Well. So. *Ahem.* Yep.

This would be the perfect moment for some shiny cheerful well-adjusted Canadian teenager to ring the doorbell, looking for contributors to his/her chosen (and utterly worthy) charity. (WTH? I never suffered the degradation of door-to-door for anything less than pure entrepreneurial greed. Gawds, I’m so American.) Just to complete the picture of me, overweight, bra-less, in jeans that truly need to be laundered (but nothing else fits so I refuse to put them in the laundry and hang out in my underwear because my laptop scorches my legs and I just KNOW that damn doorbell’s gonna ring and I won’t be able to hide), wearing a stone-age shaman’s demon-face, clutching a tequila sunrise.

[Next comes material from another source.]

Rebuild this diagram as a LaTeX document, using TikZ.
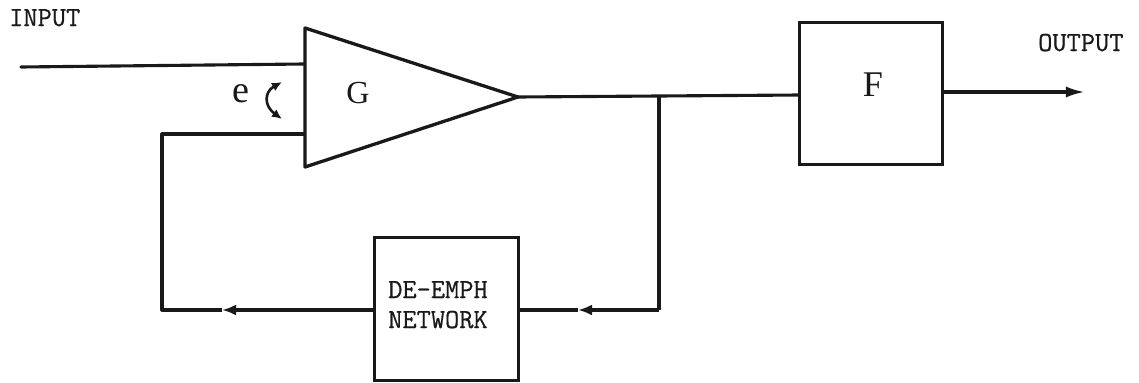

I don’t know why I’m unable to ignore someone knocking at the door. Our doorbell is fatally crumbled away, necessitating sticking one’s finger into a jagged-plastic-shard-filled slot to ring the bell (which still works)...oddly, people tend to knock, instead. Which we really, truly cannot hear from anywhere except 15 feet away in the living room. Provided we aren’t playing music or drinking something with clink-y ice cubes or doing anything other than breathing quietly. No one ever knocks on our door except shiny cheerful Canadian teenagers soliciting for worthy charities. I know this, but I still can’t help answering the damn door. After which I’m compelled to trot out the same excuses for not contributing, which STILL don’t come out in any fashion that could be considered smooth and facile, no matter how ofter I have to dredge them up. After which I cannot avoid thinking about the ugly state of our finances, which are, in large part, my fault for being a thesis-avoiding chickenshit perpetual-grad-student money pit. After which I need another drink and a SERIOUSLY distracting source of entertainment.

Shit, I’m funny when I’ve been drinking tequila.

I am so gonna regret this post when I’m back in my right mind.